Sportwear giant Nike’s (NYSE:NKE) Q4 results were sufficiently encouraging to suggest CEO Elliott Hill’s turnaround strategy has some traction. Revenues and earnings beat Wall Street estimates. And in another positive, the trainers-to-soccer balls titan received a one-off tariff refund of almost $986 million.
So why did investors give the shares the boot after the Wall Street market close on 30 June?
A 12% plunge in Greater China sales certainly spooked investors. But the biggest disappointment was Nike’s downbeat guidance. The Oregon-based company forecast ‘flattish’ earnings for Q1 and Q2 of FY27.
Patience wearing thin
For the quarter to May 2026, Nike posted adjusted earnings per share of 20 cents, ahead of the 13 cents Wall Street expected. Net income of $1.07 billion was flattered by a $986 million tariff-related refund.
Without this boost, the trainers-to-basketballs seller’s underlying performance remained rather weak. And that is what is testing the patience of long-suffering investors.
Q4 revenue was 1% lower year-on-year at a smidge below $11 billion. That was better than the $10.9 billion Wall Street expected but represented Nike’s lowest quarterly sales figure since February 2022.
Sales in North America, Nike’s largest market, grew 3% to $4.83 billion, which was short of analysts’ expectations of $4.88 billion. In Greater China, revenues dropped 12% to $1.3 billion, though this was ahead of the $1.24 billion analysts were calling for.
The Oregon-based sportswear giant blamed its uninspiring guidance on tariff risk, Middle East disruption and weak consumer sentiment linked to high oil prices.
Decisive actions
‘In fiscal 2026, we took decisive actions to strengthen the foundation of Nike and reposition our business for long-term growth,’ commented Hill.

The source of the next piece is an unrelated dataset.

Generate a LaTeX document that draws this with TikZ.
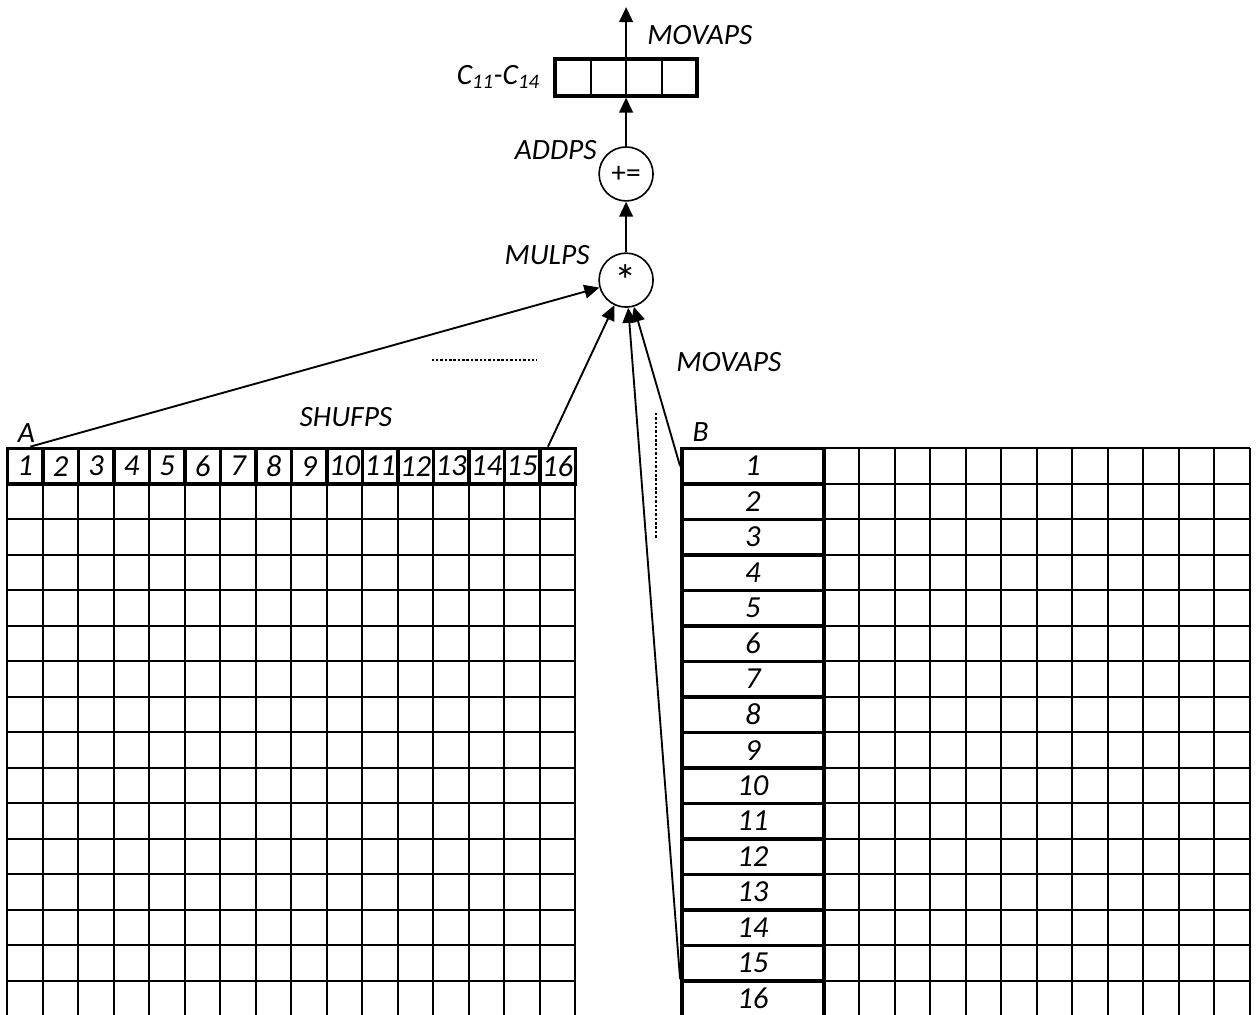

‘We made meaningful structural improvements to lay the groundwork for our Sport Offense across our team culture, innovative product, brand strength, and how we serve consumers in our countries and cities.’
Hill added: ‘While we continue to face top-line headwinds, we’re encouraged by progress in performance product and are focused on consistent execution, improved profitability and scaling our wins to realise our full potential.’

Nike shares have shed 75% of their value over the last five years and are flashing red on a one-year view too. Hill is doing all the right things to revive Nike’s fortunes, but it is taking longer than expected to turn this super-tanker round. Prevailing macroeconomic uncertainty, tariffs, the Middle East conflict and soaring gas prices are hardly helping.
The Nike consumer is under pressure around the world. And the company needs to win back the market share it has surrendered to the likes of Adidas, Hoka, On and Chinese sportswear brands. As such, restoring Nike to its former glories will take longer than many analysts expected.
Hill is working to get Nike’s core business back on track with a push into sports such as basketball and running. He is also stepping up innovation. And pivoting Nike back to retail and away from a disastrous direct-to-consumer strategy under previous management which alienated retail partners and surrendered shelf space to competitors.